Я замираю на месте, одна рука наполовину засунута в карман куртки. — Это из-за Вани?
— Беспокоиться не о чем, сэр. Они звонили, чтобы напомнить вам о встрече.
— На прием? — Я откидываюсь назад. — Не помню, чтобы у меня был прием у врача на этой неделе. — Я сохраняю все даты в своем телефоне, в календаре, и у меня есть напоминания, чтобы не забыть. Но, возможно, Ваня договорилась о чем-то другом, пока мы не разговаривали.

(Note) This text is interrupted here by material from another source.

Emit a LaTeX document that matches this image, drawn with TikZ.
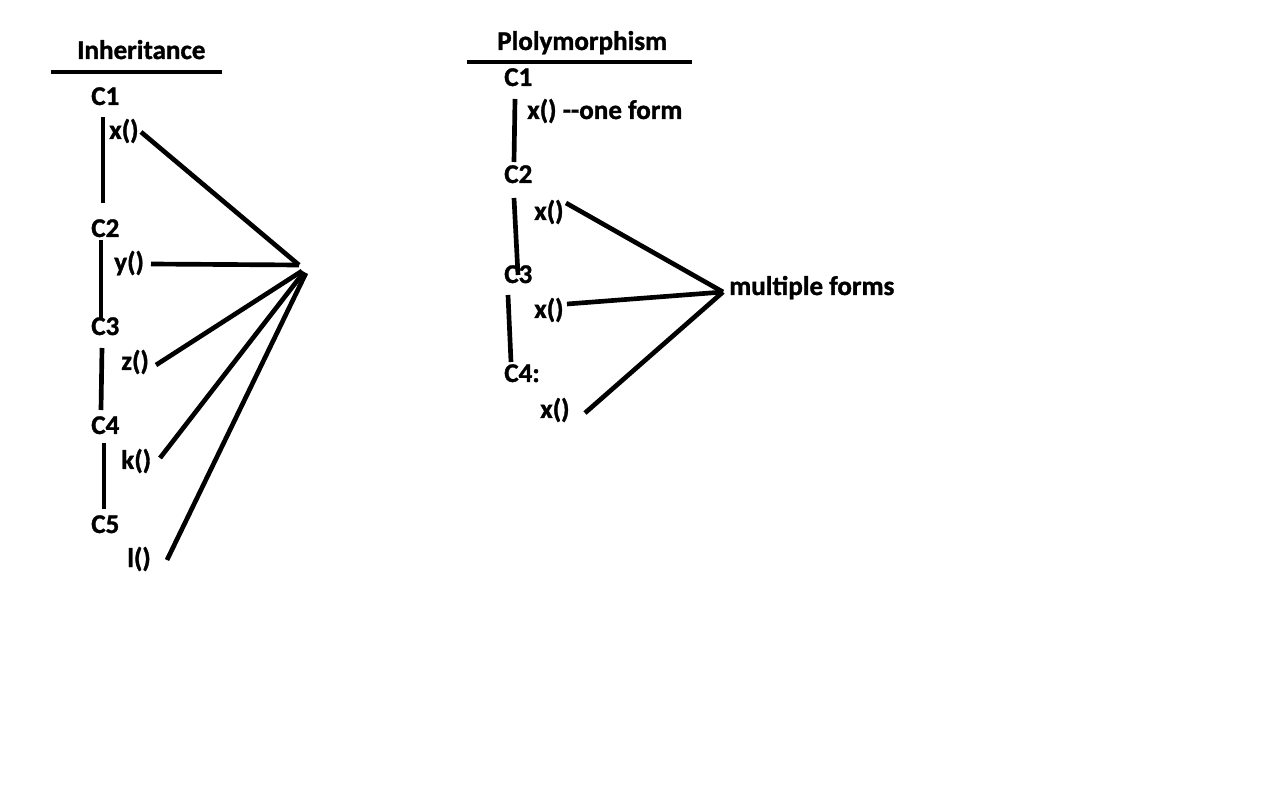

Кивнув, я удаляюсь. — Спасибо, Уилл. Я сейчас туда поеду.
Ваня не рассердится, если я встречу ее в больнице. Мой долг как отца — приходить на каждый прием к врачу.
Когда я узнал, что мы ждем ребенка, я поставил перед собой задачу не пропускать ни одного сеанса акушера-гинеколога. Я провалил эту миссию. Теперь, когда я могу начать все сначала, я не собираюсь облажаться.
— Мистер Маллиз, — одна из медсестер узнает меня и машет рукой. — Доктор Пума сейчас занят.
— Вы не видели мою жену? — Я оглядываю переполненный вестибюль. — Ваня должна быть здесь.
— Ваня? — Ее брови приподнимаются. — Нет, я ее не видела. — Она хлопает свою подругу-медсестру по локтю и спрашивает: — Ты видела мисс Бекфорд?
— Кого? — Другая медсестра делает растерянное лицо.
— Она примерно такого роста, — я прижимаю руку к груди, — смуглая кожа, короткие волосы. Вероятно, на ней надето что-то такое, что никто, кроме нее, не смог бы снять. Действительно сексуальная походка и темно-карие глаза, которые могут осветить всю комнату.